基于氨基酸k聚体的灵活蛋白质数据库。

Flexible protein database based on amino acid k-mers.

作者信息

Déraspe Maxime, Boisvert Sébastien, Laviolette François, Roy Paul H, Corbeil Jacques

机构信息

Department of Molecular Medicine, Université Laval, Quebec, Canada.

Big Data Research Center, Université Laval, Quebec, Canada.

出版信息

Sci Rep. 2022 Jun 1;12(1):9101. doi: 10.1038/s41598-022-12843-9.

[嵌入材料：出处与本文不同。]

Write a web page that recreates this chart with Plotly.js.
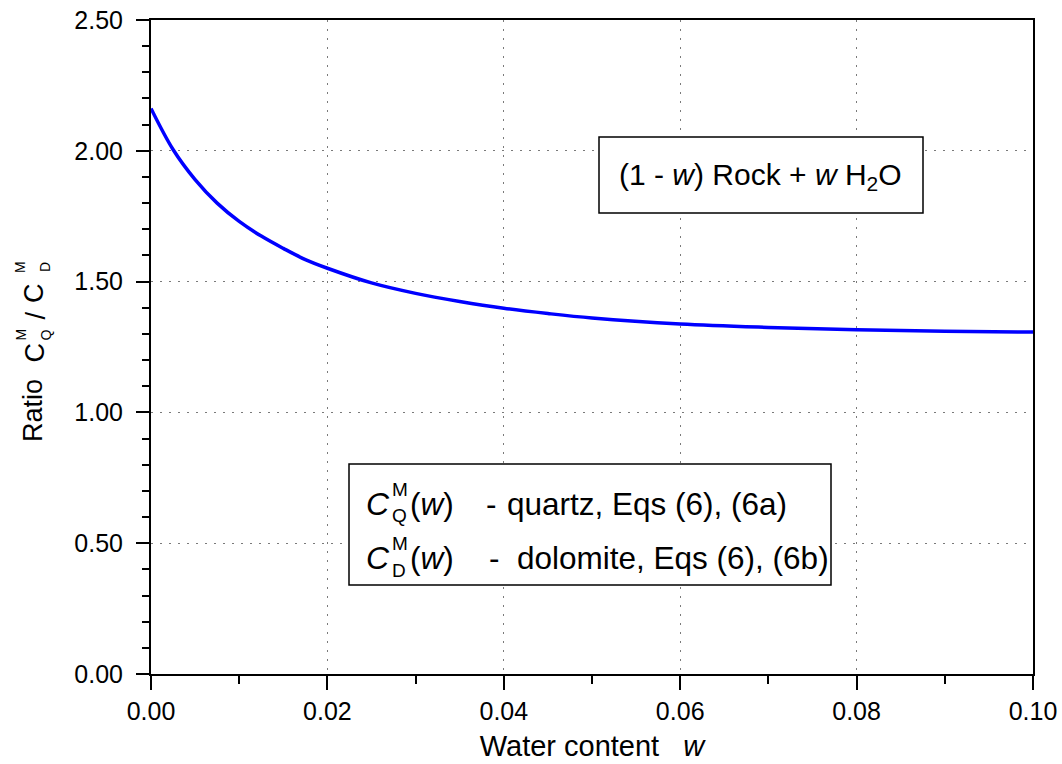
<!DOCTYPE html>
<html>
<head>
<meta charset="utf-8">
<script src="https://cdn.plot.ly/plotly-3.0.1.min.js"></script>
<style>html,body{margin:0;padding:0;background:#fff;}#chart{width:1062px;height:764px;}</style>
</head>
<body>
<div id="chart"></div>
<script>
// Water content w and ratio C_Q^M / C_D^M
const waterContent = [0, 0.0025, 0.005, 0.0075, 0.01, 0.0125, 0.015, 0.0175, 0.02, 0.025, 0.03, 0.035, 0.04, 0.045, 0.05, 0.06, 0.07, 0.08, 0.09, 0.1];
const ratioQD = [2.162, 2.005, 1.890, 1.800, 1.730, 1.674, 1.627, 1.584, 1.551, 1.495, 1.455, 1.424, 1.398, 1.378, 1.361, 1.338, 1.325, 1.316, 1.310, 1.307];
const xTickVals = [0, 0.02, 0.04, 0.06, 0.08, 0.1];
const xTickText = ["0.00", "0.02", "0.04", "0.06", "0.08", "0.10"];
const yTickVals = [0, 0.5, 1.0, 1.5, 2.0, 2.5];
const yTickText = ["0.00", "0.50", "1.00", "1.50", "2.00", "2.50"];

const FONT = "Liberation Sans, Arial, sans-serif";
const NB = '\u00a0';

// plot area in pixels
const L = 151, R = 1033, T = 20, B = 674;
const px = x => (x - L) / (R - L);
const py = y => (B - y) / (B - T);

// text placed in pixel coordinates
function txt(text, x, y, size, xanchor, angle) {
  return {
    xref: 'paper', yref: 'paper', x: px(x), y: py(y),
    xanchor: xanchor || 'left', yanchor: 'middle', align: 'left',
    text: text, showarrow: false, textangle: angle || 0,
    borderpad: 0, borderwidth: 0,
    font: {family: FONT, size: size, color: '#000'}
  };
}

const trace = {
  x: waterContent,
  y: ratioQD,
  mode: 'lines',
  line: {color: '#0000ff', width: 3.5, shape: 'spline', smoothing: 1},
  hoverinfo: 'skip',
  showlegend: false
};

const axisCommon = {
  ticks: 'outside', tickwidth: 2, tickcolor: '#000',
  showline: true, linewidth: 2, linecolor: '#000', mirror: true,
  showgrid: true, gridcolor: '#7a7a7a', gridwidth: 1, griddash: '2px,7px',
  zeroline: false,
  tickfont: {family: FONT, size: 25, color: '#000'}
};

const BIG = 31.5, SM = 19;
const annotations = [
  // y-axis title: Ratio  C^M_Q / C^M_D  (rotated)
  txt('Ratio', 33, 411, 27, 'center', -90),
  txt('C', 34, 352.5, 27, 'center', -90),
  txt('M', 20, 334.5, 14, 'center', -90),
  txt('Q', 45, 335.5, 14, 'center', -90),
  txt('/', 35, 315.5, 27, 'center', -90),
  txt('C', 34, 293, 27, 'center', -90),
  txt('M', 20, 267, 14, 'center', -90),
  txt('D', 45, 267, 14, 'center', -90),
  // box 1
  txt('(1 - <i>w</i>) Rock + <i>w</i> H<sub>2</sub>O', 760, 177, 30, 'center'),
  // box 2, line 1
  txt('<i>C</i>', 366, 503.5, 32),
  txt('M', 392, 489, SM),
  txt('Q', 392, 515.5, SM),
  txt('(<i>w</i>)', 410, 503.5, BIG),
  txt('-', 486, 503.5, BIG),
  txt('quartz, Eqs (6), (6a)', 507, 503.5, BIG),
  // box 2, line 2
  txt('<i>C</i>', 366, 557.5, 32),
  txt('M', 392, 543, SM),
  txt('D', 392, 570, SM),
  txt('(<i>w</i>)', 410, 557.5, BIG),
  txt('-', 489, 557.5, BIG),
  txt('dolomite, Eqs (6), (6b)', 517, 557.5, BIG)
];

const layout = {
  width: 1062, height: 764,
  margin: {l: L, r: 1062 - R, t: T, b: 764 - B},
  paper_bgcolor: '#ffffff', plot_bgcolor: '#ffffff',
  font: {family: FONT, size: 25, color: '#000'},
  showlegend: false,
  xaxis: Object.assign({}, axisCommon, {
    range: [0, 0.1],
    tickvals: xTickVals, ticktext: xTickText,
    ticklen: 14, ticklabelstandoff: 0,
    minor: {dtick: 0.01, tick0: 0, ticks: 'outside', ticklen: 8, tickwidth: 2, tickcolor: '#000', showgrid: false},
    title: {text: 'Water content' + NB + NB + NB + '<i>w</i>', font: {family: FONT, size: 29, color: '#000'}, standoff: 12}
  }),
  yaxis: Object.assign({}, axisCommon, {
    range: [0, 2.5],
    tickvals: yTickVals, ticktext: yTickText,
    ticklen: 13, ticklabelstandoff: 8,
    minor: {dtick: 0.1, tick0: 0, ticks: 'outside', ticklen: 7, tickwidth: 2, tickcolor: '#000', showgrid: false}
  }),
  shapes: [
    {type: 'rect', xref: 'paper', yref: 'paper', x0: px(599), x1: px(923), y0: py(213), y1: py(137),
     line: {color: '#000', width: 1.5}, fillcolor: '#fff', layer: 'above'},
    {type: 'rect', xref: 'paper', yref: 'paper', x0: px(349), x1: px(831), y0: py(585), y1: py(464),
     line: {color: '#000', width: 1.5}, fillcolor: '#fff', layer: 'above'}
  ],
  annotations: annotations
};

Plotly.newPlot('chart', [trace], layout, {staticPlot: true, displayModeBar: false});
</script>
</body>
</html>
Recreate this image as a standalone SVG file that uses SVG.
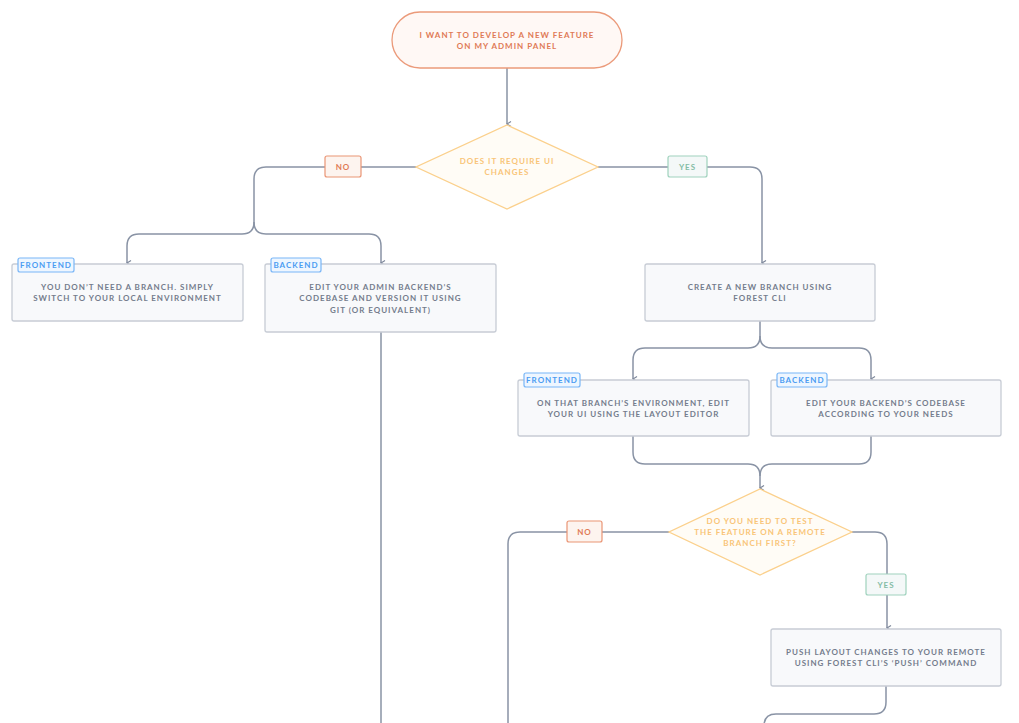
<svg xmlns="http://www.w3.org/2000/svg" width="1019" height="723" viewBox="0 0 1019 723">
<defs>
<marker id="arr" viewBox="0 0 6 6" refX="3" refY="5" markerWidth="6" markerHeight="6" markerUnits="userSpaceOnUse" orient="auto-start-reverse">
<path d="M0.5,1 L3,5 L5.5,1" fill="none" stroke="#7d879a" stroke-width="1.2"/>
</marker>
<style>
.t{font-family:Lato,"Open Sans","Liberation Sans",sans-serif;font-weight:700;font-size:8px;letter-spacing:1px;text-anchor:middle}
.box{fill:#f8f9fb;stroke:#c7ccd5;stroke-width:1.3}
.bt{fill:#747c8c}
.tag{fill:#eef6ff;stroke:#79b6f7;stroke-width:1.2}
.tagt{fill:#4b9cf2;font-size:8px}
.c{fill:none;stroke:#8993a5;stroke-width:1.5}
.no{fill:#fdf4ef;stroke:#ea9575;stroke-width:1.2}
.not{fill:#e07a55}
.yes{fill:#f4f8f8;stroke:#9fd2bd;stroke-width:1.2}
.yest{fill:#84bca5}
.dia{fill:#fffcf6;stroke:#fbd08c;stroke-width:1.3}
.diat{fill:#f9c578}
</style>
</defs>
<rect width="1019" height="723" fill="#ffffff"/>
<g id="connectors">
<path class="c" d="M507,68 V124" marker-end="url(#arr)"/>
<path class="c" d="M416,167 H266 Q254,167 254,179 V222 Q254,234 242,234 H139 Q127,234 127,246 V263" marker-end="url(#arr)"/>
<path class="c" d="M254,222 Q254,234 266,234 H369 Q381,234 381,246 V263" marker-end="url(#arr)"/>
<path class="c" d="M598,167 H750 Q762,167 762,179 V263" marker-end="url(#arr)"/>
<path class="c" d="M381,332 V723"/>
<path class="c" d="M760,321 V336 Q760,348 748,348 H645 Q633,348 633,360 V379" marker-end="url(#arr)"/>
<path class="c" d="M760,336 Q760,348 772,348 H859 Q871,348 871,360 V379" marker-end="url(#arr)"/>
<path class="c" d="M633,436 V452 Q633,464 645,464 H748 Q760,464 760,476 V488" marker-end="url(#arr)"/>
<path class="c" d="M871,436 V452 Q871,464 859,464 H772 Q760,464 760,476"/>
<path class="c" d="M669,532 H520 Q508,532 508,544 V723"/>
<path class="c" d="M852,532 H875 Q887,532 887,544 V628" marker-end="url(#arr)"/>
<path class="c" d="M886,686 V702 Q886,714 874,714 H776 Q764,714 764,726"/>
</g>
<g id="start">
<rect x="392" y="12" width="230" height="56" rx="28" fill="#fff8f5" stroke="#eb9a7a" stroke-width="1.3"/>
<text class="t not" x="507" y="38">I WANT TO DEVELOP A NEW FEATURE</text>
<text class="t not" x="507" y="49">ON MY ADMIN PANEL</text>
</g>
<g id="decision1">
<polygon class="dia" points="507,125 598,167 507,209 416,167"/>
<text class="t diat" x="507" y="164">DOES IT REQUIRE UI</text>
<text class="t diat" x="507" y="175">CHANGES</text>
</g>
<g id="label-no-1">
<rect class="no" x="325" y="156" width="36" height="21" rx="2"/>
<text class="t not" x="343" y="169.5">NO</text>
</g>
<g id="label-yes-1">
<rect class="yes" x="668" y="156" width="39" height="21" rx="2"/>
<text class="t yest" x="687.5" y="169.5">YES</text>
</g>
<g id="node-frontend-local">
<rect class="box" x="12" y="264" width="231" height="57" rx="2"/>
<text class="t bt" x="127.5" y="290">YOU DON’T NEED A BRANCH. SIMPLY</text>
<text class="t bt" x="127.5" y="301">SWITCH TO YOUR LOCAL ENVIRONMENT</text>
<rect class="tag" x="18" y="258" width="56" height="14" rx="2"/>
<text class="t tagt" x="46" y="268">FRONTEND</text>
</g>
<g id="node-backend-local">
<rect class="box" x="265" y="264" width="231" height="68" rx="2"/>
<text class="t bt" x="380.5" y="290">EDIT YOUR ADMIN BACKEND’S</text>
<text class="t bt" x="380.5" y="301">CODEBASE AND VERSION IT USING</text>
<text class="t bt" x="380.5" y="313">GIT (OR EQUIVALENT)</text>
<rect class="tag" x="271" y="258" width="50" height="14" rx="2"/>
<text class="t tagt" x="296" y="268">BACKEND</text>
</g>
<g id="node-create-branch">
<rect class="box" x="645" y="264" width="230" height="57" rx="2"/>
<text class="t bt" x="760" y="290">CREATE A NEW BRANCH USING</text>
<text class="t bt" x="760" y="301">FOREST CLI</text>
</g>
<g id="node-frontend-branch">
<rect class="box" x="518" y="380" width="231" height="56" rx="2"/>
<text class="t bt" x="633.5" y="406">ON THAT BRANCH’S ENVIRONMENT, EDIT</text>
<text class="t bt" x="633.5" y="417">YOUR UI USING THE LAYOUT EDITOR</text>
<rect class="tag" x="524" y="373" width="56" height="14" rx="2"/>
<text class="t tagt" x="552" y="383">FRONTEND</text>
</g>
<g id="node-backend-branch">
<rect class="box" x="771" y="380" width="230" height="56" rx="2"/>
<text class="t bt" x="886" y="406">EDIT YOUR BACKEND’S CODEBASE</text>
<text class="t bt" x="886" y="417">ACCORDING TO YOUR NEEDS</text>
<rect class="tag" x="777" y="373" width="50" height="14" rx="2"/>
<text class="t tagt" x="802" y="383">BACKEND</text>
</g>
<g id="decision2">
<polygon class="dia" points="760,489 852,532 760,575 669,532"/>
<text class="t diat" x="760" y="524">DO YOU NEED TO TEST</text>
<text class="t diat" x="760" y="535">THE FEATURE ON A REMOTE</text>
<text class="t diat" x="760" y="546">BRANCH FIRST?</text>
</g>
<g id="label-no-2">
<rect class="no" x="567" y="521" width="35" height="21" rx="2"/>
<text class="t not" x="584.5" y="534.5">NO</text>
</g>
<g id="label-yes-2">
<rect class="yes" x="866" y="574" width="40" height="21" rx="2"/>
<text class="t yest" x="886" y="587.5">YES</text>
</g>
<g id="node-push">
<rect class="box" x="771" y="629" width="230" height="57" rx="2"/>
<text class="t bt" x="886" y="655">PUSH LAYOUT CHANGES TO YOUR REMOTE</text>
<text class="t bt" x="886" y="666">USING FOREST CLI’S ‘PUSH’ COMMAND</text>
</g>
</svg>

DOI:10.1038/s41598-022-12843-9

PMID:35650262

原文链接:https://pmc.ncbi.nlm.nih.gov/articles/PMC9160020/

Abstract

Identification of proteins is one of the most computationally intensive steps in genomics studies. It usually relies on aligners that do not accommodate rich information on proteins and require additional pipelining steps for protein identification. We introduce kAAmer, a protein database engine based on amino-acid k-mers that provides efficient identification of proteins while supporting the incorporation of flexible annotations on these proteins. Moreover, the database is built to be used as a microservice, to be hosted and queried remotely.

摘要

蛋白质鉴定是基因组学研究中计算量最大的步骤之一。它通常依赖于比对工具，这些工具无法容纳丰富的蛋白质信息，并且需要额外的流水线步骤来进行蛋白质鉴定。我们引入了kAAmer，这是一种基于氨基酸k聚体的蛋白质数据库引擎，它能在支持对这些蛋白质进行灵活注释的同时，高效地鉴定蛋白质。此外，该数据库被构建为一个微服务，可以远程托管和查询。